--- Start of Dataset excerpt ---

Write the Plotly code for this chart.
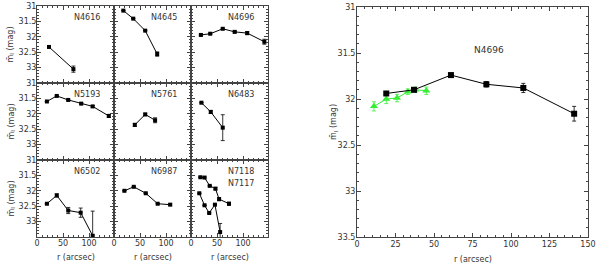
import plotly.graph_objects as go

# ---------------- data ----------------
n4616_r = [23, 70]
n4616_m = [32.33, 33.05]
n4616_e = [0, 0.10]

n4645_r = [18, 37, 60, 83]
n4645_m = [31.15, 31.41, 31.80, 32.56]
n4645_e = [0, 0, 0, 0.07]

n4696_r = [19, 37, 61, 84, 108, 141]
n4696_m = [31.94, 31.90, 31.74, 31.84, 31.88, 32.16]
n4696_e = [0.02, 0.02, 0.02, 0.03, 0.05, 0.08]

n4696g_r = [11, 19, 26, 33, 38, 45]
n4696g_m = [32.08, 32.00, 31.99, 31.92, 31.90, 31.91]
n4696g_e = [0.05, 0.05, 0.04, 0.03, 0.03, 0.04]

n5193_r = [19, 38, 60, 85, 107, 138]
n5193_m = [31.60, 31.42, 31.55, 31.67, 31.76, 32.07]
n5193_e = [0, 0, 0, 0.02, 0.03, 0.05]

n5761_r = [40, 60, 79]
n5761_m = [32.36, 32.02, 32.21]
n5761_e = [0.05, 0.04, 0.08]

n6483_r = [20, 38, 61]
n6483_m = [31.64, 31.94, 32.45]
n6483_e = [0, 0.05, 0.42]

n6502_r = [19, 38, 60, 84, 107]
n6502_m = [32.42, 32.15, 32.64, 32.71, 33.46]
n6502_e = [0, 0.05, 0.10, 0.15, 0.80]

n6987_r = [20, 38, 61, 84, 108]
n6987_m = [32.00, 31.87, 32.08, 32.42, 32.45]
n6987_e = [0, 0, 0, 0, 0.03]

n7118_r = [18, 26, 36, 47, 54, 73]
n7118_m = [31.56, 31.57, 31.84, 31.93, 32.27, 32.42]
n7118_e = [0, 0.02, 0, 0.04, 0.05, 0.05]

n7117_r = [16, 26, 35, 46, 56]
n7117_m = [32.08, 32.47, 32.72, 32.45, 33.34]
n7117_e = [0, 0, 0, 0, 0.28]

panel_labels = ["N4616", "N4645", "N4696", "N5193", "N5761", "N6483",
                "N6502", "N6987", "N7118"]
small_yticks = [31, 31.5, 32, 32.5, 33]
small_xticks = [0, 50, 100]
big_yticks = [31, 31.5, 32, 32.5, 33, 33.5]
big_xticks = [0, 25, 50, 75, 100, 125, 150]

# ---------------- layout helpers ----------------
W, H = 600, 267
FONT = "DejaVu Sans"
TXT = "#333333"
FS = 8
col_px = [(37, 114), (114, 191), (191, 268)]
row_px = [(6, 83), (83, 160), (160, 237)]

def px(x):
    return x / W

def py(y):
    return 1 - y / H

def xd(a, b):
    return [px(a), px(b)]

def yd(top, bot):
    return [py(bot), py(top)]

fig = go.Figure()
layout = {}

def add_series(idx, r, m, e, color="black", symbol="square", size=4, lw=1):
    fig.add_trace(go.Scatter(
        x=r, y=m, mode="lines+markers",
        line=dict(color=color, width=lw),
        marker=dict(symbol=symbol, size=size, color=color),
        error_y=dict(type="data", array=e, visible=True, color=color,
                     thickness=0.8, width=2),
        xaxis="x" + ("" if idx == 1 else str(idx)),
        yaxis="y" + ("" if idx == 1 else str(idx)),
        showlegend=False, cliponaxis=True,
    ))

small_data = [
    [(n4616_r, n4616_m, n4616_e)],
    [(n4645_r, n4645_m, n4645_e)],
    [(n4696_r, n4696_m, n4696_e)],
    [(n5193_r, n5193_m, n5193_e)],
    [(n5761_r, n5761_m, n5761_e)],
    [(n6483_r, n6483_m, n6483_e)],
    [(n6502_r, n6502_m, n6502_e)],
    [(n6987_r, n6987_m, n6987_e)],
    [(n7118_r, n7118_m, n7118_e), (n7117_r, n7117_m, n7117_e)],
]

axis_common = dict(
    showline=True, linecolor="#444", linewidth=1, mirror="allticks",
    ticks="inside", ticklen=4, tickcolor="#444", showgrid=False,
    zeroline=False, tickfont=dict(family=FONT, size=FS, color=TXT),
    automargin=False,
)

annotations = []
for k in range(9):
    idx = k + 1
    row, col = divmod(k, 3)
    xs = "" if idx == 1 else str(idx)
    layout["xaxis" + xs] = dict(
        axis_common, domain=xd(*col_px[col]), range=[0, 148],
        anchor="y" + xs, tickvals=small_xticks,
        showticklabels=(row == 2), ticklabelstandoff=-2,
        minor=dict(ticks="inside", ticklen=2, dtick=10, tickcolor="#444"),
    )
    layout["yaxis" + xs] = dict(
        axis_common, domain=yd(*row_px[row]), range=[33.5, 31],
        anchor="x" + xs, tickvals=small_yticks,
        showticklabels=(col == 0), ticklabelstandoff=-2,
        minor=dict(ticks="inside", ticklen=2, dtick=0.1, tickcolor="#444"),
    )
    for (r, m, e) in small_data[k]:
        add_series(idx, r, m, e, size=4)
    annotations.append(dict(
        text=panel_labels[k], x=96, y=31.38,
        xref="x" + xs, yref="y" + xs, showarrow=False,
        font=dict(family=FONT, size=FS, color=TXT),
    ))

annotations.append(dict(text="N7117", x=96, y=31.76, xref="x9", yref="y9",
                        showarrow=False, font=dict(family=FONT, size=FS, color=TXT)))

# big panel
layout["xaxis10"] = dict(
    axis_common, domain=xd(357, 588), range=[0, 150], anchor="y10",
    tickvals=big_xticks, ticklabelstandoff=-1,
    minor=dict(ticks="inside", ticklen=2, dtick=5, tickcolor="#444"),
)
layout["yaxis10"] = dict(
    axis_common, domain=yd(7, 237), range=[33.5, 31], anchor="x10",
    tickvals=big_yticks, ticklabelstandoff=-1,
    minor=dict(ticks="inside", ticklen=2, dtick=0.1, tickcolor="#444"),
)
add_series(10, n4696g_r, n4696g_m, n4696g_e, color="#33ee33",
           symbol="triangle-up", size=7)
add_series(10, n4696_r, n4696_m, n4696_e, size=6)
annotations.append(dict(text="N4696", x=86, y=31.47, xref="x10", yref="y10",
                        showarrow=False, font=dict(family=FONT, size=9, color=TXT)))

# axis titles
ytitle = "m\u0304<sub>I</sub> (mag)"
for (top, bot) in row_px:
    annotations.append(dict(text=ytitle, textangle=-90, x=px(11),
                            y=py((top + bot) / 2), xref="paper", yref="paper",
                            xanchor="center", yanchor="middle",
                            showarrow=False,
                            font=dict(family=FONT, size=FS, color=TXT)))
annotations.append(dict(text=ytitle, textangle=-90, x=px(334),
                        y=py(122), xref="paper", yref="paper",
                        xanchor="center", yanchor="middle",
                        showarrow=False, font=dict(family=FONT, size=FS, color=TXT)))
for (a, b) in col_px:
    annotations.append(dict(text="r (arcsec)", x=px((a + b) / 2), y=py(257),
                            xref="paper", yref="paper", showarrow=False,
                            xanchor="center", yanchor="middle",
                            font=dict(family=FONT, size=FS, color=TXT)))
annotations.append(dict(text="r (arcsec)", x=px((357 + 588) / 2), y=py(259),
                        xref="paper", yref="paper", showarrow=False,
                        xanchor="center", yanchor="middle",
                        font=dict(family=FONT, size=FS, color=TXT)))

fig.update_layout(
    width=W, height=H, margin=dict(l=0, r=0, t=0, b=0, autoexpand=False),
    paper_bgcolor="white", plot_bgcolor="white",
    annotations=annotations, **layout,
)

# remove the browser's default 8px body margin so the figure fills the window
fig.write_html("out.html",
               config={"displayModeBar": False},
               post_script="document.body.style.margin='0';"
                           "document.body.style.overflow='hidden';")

--- End of Dataset excerpt ---

▸ Prompt: Exclude the images, then output the data above word for word.

▸ Result of the task:
Write the Plotly code for this chart.
import plotly.graph_objects as go

# ---------------- data ----------------
n4616_r = [23, 70]
n4616_m = [32.33, 33.05]
n4616_e = [0, 0.10]

n4645_r = [18, 37, 60, 83]
n4645_m = [31.15, 31.41, 31.80, 32.56]
n4645_e = [0, 0, 0, 0.07]

n4696_r = [19, 37, 61, 84, 108, 141]
n4696_m = [31.94, 31.90, 31.74, 31.84, 31.88, 32.16]
n4696_e = [0.02, 0.02, 0.02, 0.03, 0.05, 0.08]

n4696g_r = [11, 19, 26, 33, 38, 45]
n4696g_m = [32.08, 32.00, 31.99, 31.92, 31.90, 31.91]
n4696g_e = [0.05, 0.05, 0.04, 0.03, 0.03, 0.04]

n5193_r = [19, 38, 60, 85, 107, 138]
n5193_m = [31.60, 31.42, 31.55, 31.67, 31.76, 32.07]
n5193_e = [0, 0, 0, 0.02, 0.03, 0.05]

n5761_r = [40, 60, 79]
n5761_m = [32.36, 32.02, 32.21]
n5761_e = [0.05, 0.04, 0.08]

n6483_r = [20, 38, 61]
n6483_m = [31.64, 31.94, 32.45]
n6483_e = [0, 0.05, 0.42]

n6502_r = [19, 38, 60, 84, 107]
n6502_m = [32.42, 32.15, 32.64, 32.71, 33.46]
n6502_e = [0, 0.05, 0.10, 0.15, 0.80]

n6987_r = [20, 38, 61, 84, 108]
n6987_m = [32.00, 31.87, 32.08, 32.42, 32.45]
n6987_e = [0, 0, 0, 0, 0.03]

n7118_r = [18, 26, 36, 47, 54, 73]
n7118_m = [31.56, 31.57, 31.84, 31.93, 32.27, 32.42]
n7118_e = [0, 0.02, 0, 0.04, 0.05, 0.05]

n7117_r = [16, 26, 35, 46, 56]
n7117_m = [32.08, 32.47, 32.72, 32.45, 33.34]
n7117_e = [0, 0, 0, 0, 0.28]

panel_labels = ["N4616", "N4645", "N4696", "N5193", "N5761", "N6483",
                "N6502", "N6987", "N7118"]
small_yticks = [31, 31.5, 32, 32.5, 33]
small_xticks = [0, 50, 100]
big_yticks = [31, 31.5, 32, 32.5, 33, 33.5]
big_xticks = [0, 25, 50, 75, 100, 125, 150]

# ---------------- layout helpers ----------------
W, H = 600, 267
FONT = "DejaVu Sans"
TXT = "#333333"
FS = 8
col_px = [(37, 114), (114, 191), (191, 268)]
row_px = [(6, 83), (83, 160), (160, 237)]

def px(x):
    return x / W

def py(y):
    return 1 - y / H

def xd(a, b):
    return [px(a), px(b)]

def yd(top, bot):
    return [py(bot), py(top)]

fig = go.Figure()
layout = {}

def add_series(idx, r, m, e, color="black", symbol="square", size=4, lw=1):
    fig.add_trace(go.Scatter(
        x=r, y=m, mode="lines+markers",
        line=dict(color=color, width=lw),
        marker=dict(symbol=symbol, size=size, color=color),
        error_y=dict(type="data", array=e, visible=True, color=color,
                     thickness=0.8, width=2),
        xaxis="x" + ("" if idx == 1 else str(idx)),
        yaxis="y" + ("" if idx == 1 else str(idx)),
        showlegend=False, cliponaxis=True,
    ))

small_data = [
    [(n4616_r, n4616_m, n4616_e)],
    [(n4645_r, n4645_m, n4645_e)],
    [(n4696_r, n4696_m, n4696_e)],
    [(n5193_r, n5193_m, n5193_e)],
    [(n5761_r, n5761_m, n5761_e)],
    [(n6483_r, n6483_m, n6483_e)],
    [(n6502_r, n6502_m, n6502_e)],
    [(n6987_r, n6987_m, n6987_e)],
    [(n7118_r, n7118_m, n7118_e), (n7117_r, n7117_m, n7117_e)],
]

axis_common = dict(
    showline=True, linecolor="#444", linewidth=1, mirror="allticks",
    ticks="inside", ticklen=4, tickcolor="#444", showgrid=False,
    zeroline=False, tickfont=dict(family=FONT, size=FS, color=TXT),
    automargin=False,
)

annotations = []
for k in range(9):
    idx = k + 1
    row, col = divmod(k, 3)
    xs = "" if idx == 1 else str(idx)
    layout["xaxis" + xs] = dict(
        axis_common, domain=xd(*col_px[col]), range=[0, 148],
        anchor="y" + xs, tickvals=small_xticks,
        showticklabels=(row == 2), ticklabelstandoff=-2,
        minor=dict(ticks="inside", ticklen=2, dtick=10, tickcolor="#444"),
    )
    layout["yaxis" + xs] = dict(
        axis_common, domain=yd(*row_px[row]), range=[33.5, 31],
        anchor="x" + xs, tickvals=small_yticks,
        showticklabels=(col == 0), ticklabelstandoff=-2,
        minor=dict(ticks="inside", ticklen=2, dtick=0.1, tickcolor="#444"),
    )
    for (r, m, e) in small_data[k]:
        add_series(idx, r, m, e, size=4)
    annotations.append(dict(
        text=panel_labels[k], x=96, y=31.38,
        xref="x" + xs, yref="y" + xs, showarrow=False,
        font=dict(family=FONT, size=FS, color=TXT),
    ))

annotations.append(dict(text="N7117", x=96, y=31.76, xref="x9", yref="y9",
                        showarrow=False, font=dict(family=FONT, size=FS, color=TXT)))

# big panel
layout["xaxis10"] = dict(
    axis_common, domain=xd(357, 588), range=[0, 150], anchor="y10",
    tickvals=big_xticks, ticklabelstandoff=-1,
    minor=dict(ticks="inside", ticklen=2, dtick=5, tickcolor="#444"),
)
layout["yaxis10"] = dict(
    axis_common, domain=yd(7, 237), range=[33.5, 31], anchor="x10",
    tickvals=big_yticks, ticklabelstandoff=-1,
    minor=dict(ticks="inside", ticklen=2, dtick=0.1, tickcolor="#444"),
)
add_series(10, n4696g_r, n4696g_m, n4696g_e, color="#33ee33",
           symbol="triangle-up", size=7)
add_series(10, n4696_r, n4696_m, n4696_e, size=6)
annotations.append(dict(text="N4696", x=86, y=31.47, xref="x10", yref="y10",
                        showarrow=False, font=dict(family=FONT, size=9, color=TXT)))

# axis titles
ytitle = "m\u0304<sub>I</sub> (mag)"
for (top, bot) in row_px:
    annotations.append(dict(text=ytitle, textangle=-90, x=px(11),
                            y=py((top + bot) / 2), xref="paper", yref="paper",
                            xanchor="center", yanchor="middle",
                            showarrow=False,
                            font=dict(family=FONT, size=FS, color=TXT)))
annotations.append(dict(text=ytitle, textangle=-90, x=px(334),
                        y=py(122), xref="paper", yref="paper",
                        xanchor="center", yanchor="middle",
                        showarrow=False, font=dict(family=FONT, size=FS, color=TXT)))
for (a, b) in col_px:
    annotations.append(dict(text="r (arcsec)", x=px((a + b) / 2), y=py(257),
                            xref="paper", yref="paper", showarrow=False,
                            xanchor="center", yanchor="middle",
                            font=dict(family=FONT, size=FS, color=TXT)))
annotations.append(dict(text="r (arcsec)", x=px((357 + 588) / 2), y=py(259),
                        xref="paper", yref="paper", showarrow=False,
                        xanchor="center", yanchor="middle",
                        font=dict(family=FONT, size=FS, color=TXT)))

fig.update_layout(
    width=W, height=H, margin=dict(l=0, r=0, t=0, b=0, autoexpand=False),
    paper_bgcolor="white", plot_bgcolor="white",
    annotations=annotations, **layout,
)

# remove the browser's default 8px body margin so the figure fills the window
fig.write_html("out.html",
               config={"displayModeBar": False},
               post_script="document.body.style.margin='0';"
                           "document.body.style.overflow='hidden';")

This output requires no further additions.